▶ [Required work] Pictures stay out of the copy; set down each line of the listing below exactly.

▶ [Raw data]
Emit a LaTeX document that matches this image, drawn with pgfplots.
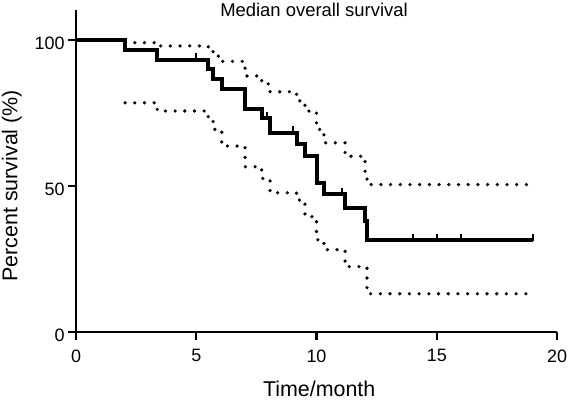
\documentclass[border=0pt]{standalone}
\usepackage{fontspec}
\setmainfont{Liberation Sans}
\usepackage{pgfplots}
\pgfplotsset{compat=1.18}
\begin{document}
\begin{tikzpicture}
\useasboundingbox (0,0) rectangle (568bp,400bp);
\begin{axis}[
  at={(76bp,68bp)}, anchor=south west,
  scale only axis, width=481bp, height=322bp,
  xmin=0, xmax=20, ymin=0, ymax=110.3,
  axis x line*=bottom, axis y line*=left,
  axis line style={line width=2.2bp, black},
  xtick={0,5,10,15,20}, ytick={0,50,100},
  minor tick num=0,
  tick align=outside, major tick length=8bp,
  every tick/.style={black, line width=2.2bp},
  tick label style={font=\fontsize{18}{20}\selectfont},
  xticklabel style={yshift=-6bp},
  yticklabel style={yshift=-3bp},
  /pgf/number format/assume math mode=true,
  xlabel={Time/month}, ylabel={Percent survival (\%)},
  title={Median overall survival},
  every axis x label/.style={at={(axis description cs:0.5,0)}, anchor=base, xshift=2.7bp, yshift=-64.7bp, font=\fontsize{21.5}{24}\selectfont},
  every axis y label/.style={at={(axis description cs:0,0.5)}, xshift=-58.7bp, yshift=-14.8bp, rotate=90, anchor=base, font=\fontsize{21.5}{24}\selectfont},
  every axis title/.style={at={(axis description cs:0.5,1)}, anchor=base, xshift=-2.5bp, yshift=-6.7bp, font=\fontsize{18.5}{21}\selectfont},
  clip=false,
]
% Kaplan-Meier estimate
\addplot[const plot, black, line width=4bp, line join=miter] coordinates {
(0,100) (2.04,96.7) (3.38,93.3) (5.5,90.0) (5.7,86.7) (6.06,83.3) (7.03,76.5)
(7.72,73.3) (8.07,68.3) (9.17,64.5) (9.52,60.2) (10.0,51.2) (10.31,47.1)
(11.19,42.5) (12.02,38.0) (12.1,31.5) (19,31.5)
};
% upper 95% CI
\addplot[const plot, black, line width=3.6bp, line cap=round, dash pattern=on 0bp off 9.7bp] coordinates {
(2.04,99.1) (3.38,98.0) (5.5,96.5) (5.7,94.5) (6.06,92.7) (7.03,87.7) (7.72,85.0)
(8.07,82.3) (9.17,79.2) (9.52,75.7) (10.0,69.4) (10.31,64.8) (11.19,60.2)
(12.02,55.0) (12.1,50.5) (19,50.5)
};
% lower 95% CI
\addplot[const plot, black, line width=3.6bp, line cap=round, dash pattern=on 0bp off 9.7bp] coordinates {
(2.04,78.5) (3.38,75.7) (5.5,72.6) (5.7,69.4) (6.06,63.7) (7.03,56.6) (7.72,52.6)
(8.07,47.7) (9.17,45.2) (9.52,39.5) (10.0,31.6) (10.31,28.2) (11.19,22.4)
(12.1,13.1) (19,13.1)
};
% censored observations
\addplot[only marks, mark=|, mark size=3.5bp, mark options={line width=2bp, yshift=3bp, black}] coordinates {
(5.0,93.3) (7.95,73.3) (9.04,68.3) (11.05,47.1) (14,31.5) (15,31.5) (16,31.5) (19,31.5)
};
\end{axis}
\end{tikzpicture}
\end{document}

▶ [Answer]
Emit a LaTeX document that matches this image, drawn with pgfplots.
\documentclass[border=0pt]{standalone}
\usepackage{fontspec}
\setmainfont{Liberation Sans}
\usepackage{pgfplots}
\pgfplotsset{compat=1.18}
\begin{document}
\begin{tikzpicture}
\useasboundingbox (0,0) rectangle (568bp,400bp);
\begin{axis}[
  at={(76bp,68bp)}, anchor=south west,
  scale only axis, width=481bp, height=322bp,
  xmin=0, xmax=20, ymin=0, ymax=110.3,
  axis x line*=bottom, axis y line*=left,
  axis line style={line width=2.2bp, black},
  xtick={0,5,10,15,20}, ytick={0,50,100},
  minor tick num=0,
  tick align=outside, major tick length=8bp,
  every tick/.style={black, line width=2.2bp},
  tick label style={font=\fontsize{18}{20}\selectfont},
  xticklabel style={yshift=-6bp},
  yticklabel style={yshift=-3bp},
  /pgf/number format/assume math mode=true,
  xlabel={Time/month}, ylabel={Percent survival (\%)},
  title={Median overall survival},
  every axis x label/.style={at={(axis description cs:0.5,0)}, anchor=base, xshift=2.7bp, yshift=-64.7bp, font=\fontsize{21.5}{24}\selectfont},
  every axis y label/.style={at={(axis description cs:0,0.5)}, xshift=-58.7bp, yshift=-14.8bp, rotate=90, anchor=base, font=\fontsize{21.5}{24}\selectfont},
  every axis title/.style={at={(axis description cs:0.5,1)}, anchor=base, xshift=-2.5bp, yshift=-6.7bp, font=\fontsize{18.5}{21}\selectfont},
  clip=false,
]
% Kaplan-Meier estimate
\addplot[const plot, black, line width=4bp, line join=miter] coordinates {
(0,100) (2.04,96.7) (3.38,93.3) (5.5,90.0) (5.7,86.7) (6.06,83.3) (7.03,76.5)
(7.72,73.3) (8.07,68.3) (9.17,64.5) (9.52,60.2) (10.0,51.2) (10.31,47.1)
(11.19,42.5) (12.02,38.0) (12.1,31.5) (19,31.5)
};
% upper 95% CI
\addplot[const plot, black, line width=3.6bp, line cap=round, dash pattern=on 0bp off 9.7bp] coordinates {
(2.04,99.1) (3.38,98.0) (5.5,96.5) (5.7,94.5) (6.06,92.7) (7.03,87.7) (7.72,85.0)
(8.07,82.3) (9.17,79.2) (9.52,75.7) (10.0,69.4) (10.31,64.8) (11.19,60.2)
(12.02,55.0) (12.1,50.5) (19,50.5)
};
% lower 95% CI
\addplot[const plot, black, line width=3.6bp, line cap=round, dash pattern=on 0bp off 9.7bp] coordinates {
(2.04,78.5) (3.38,75.7) (5.5,72.6) (5.7,69.4) (6.06,63.7) (7.03,56.6) (7.72,52.6)
(8.07,47.7) (9.17,45.2) (9.52,39.5) (10.0,31.6) (10.31,28.2) (11.19,22.4)
(12.1,13.1) (19,13.1)
};
% censored observations
\addplot[only marks, mark=|, mark size=3.5bp, mark options={line width=2bp, yshift=3bp, black}] coordinates {
(5.0,93.3) (7.95,73.3) (9.04,68.3) (11.05,47.1) (14,31.5) (15,31.5) (16,31.5) (19,31.5)
};
\end{axis}
\end{tikzpicture}
\end{document}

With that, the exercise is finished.